2nd Experimental Archaeology Conference Abstract – Paul Nicholson and Caroline Jackson

From the 2nd Experimental Archaeology Conference, Exeter, 2007.

Experimental Glassmaking in Egypt

Dr. Paul T. Nicholson & Dr. Caroline M. Jackson,

University of Cardiff, Cardiff, Wales

This paper summarises an attempt to determine whether a reconstruction of a large furnace discovered at Tell el-Amarna in 1993-4 could reach temperatures sufficient to produce glass from local raw materials.

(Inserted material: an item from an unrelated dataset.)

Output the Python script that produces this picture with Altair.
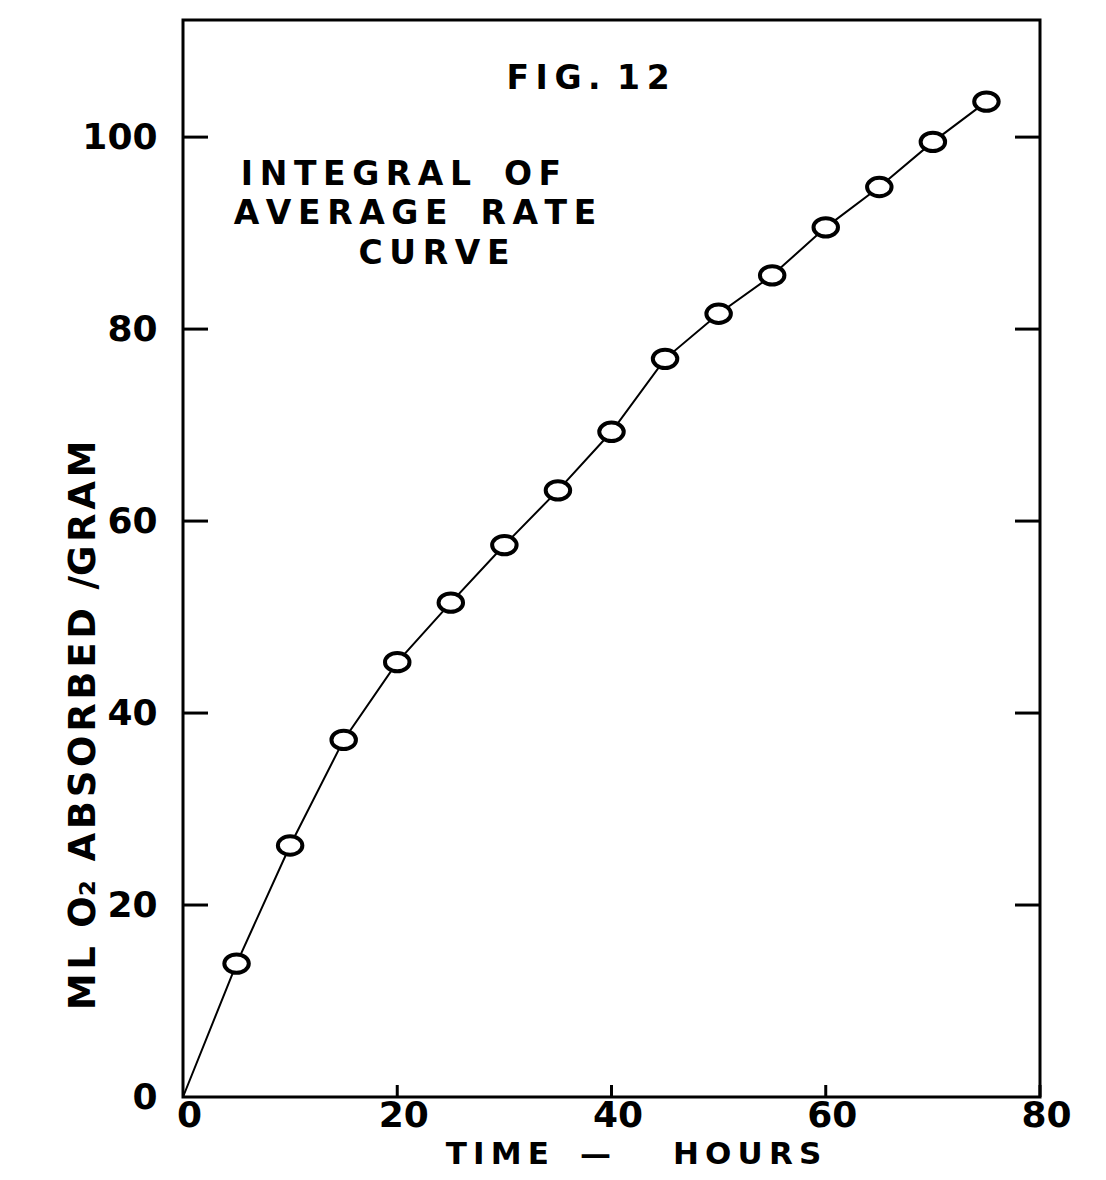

The question of whether or not the Egyptians of the 18th Dynasty (1550-1295 B.C.) could actually make their own glass from its raw materials rather than simply work glass from imported ingots has been a vexed one.  Central to this has been the view, based on theory alone, that glass furnaces must have been of small size in order to reach sufficient temperatures, and that structures as large as those unearthed at Amarna could not therefore be for glassmaking.

The scale of the experiment, which involved building a furnace at full size, and at the site of Amarna itself, will be discussed.  The authors feel that the question of scale and location is an important one, and that the value of the experiment is, to some extent, determined by these factors.  The question of the substitution of raw materials and the viability of the results will also be discussed.  Furthermore, the work will be set into the context of the overall research strategy of the Amarna Glass Project and linked to laboratory analyses of materials from the Amarna site.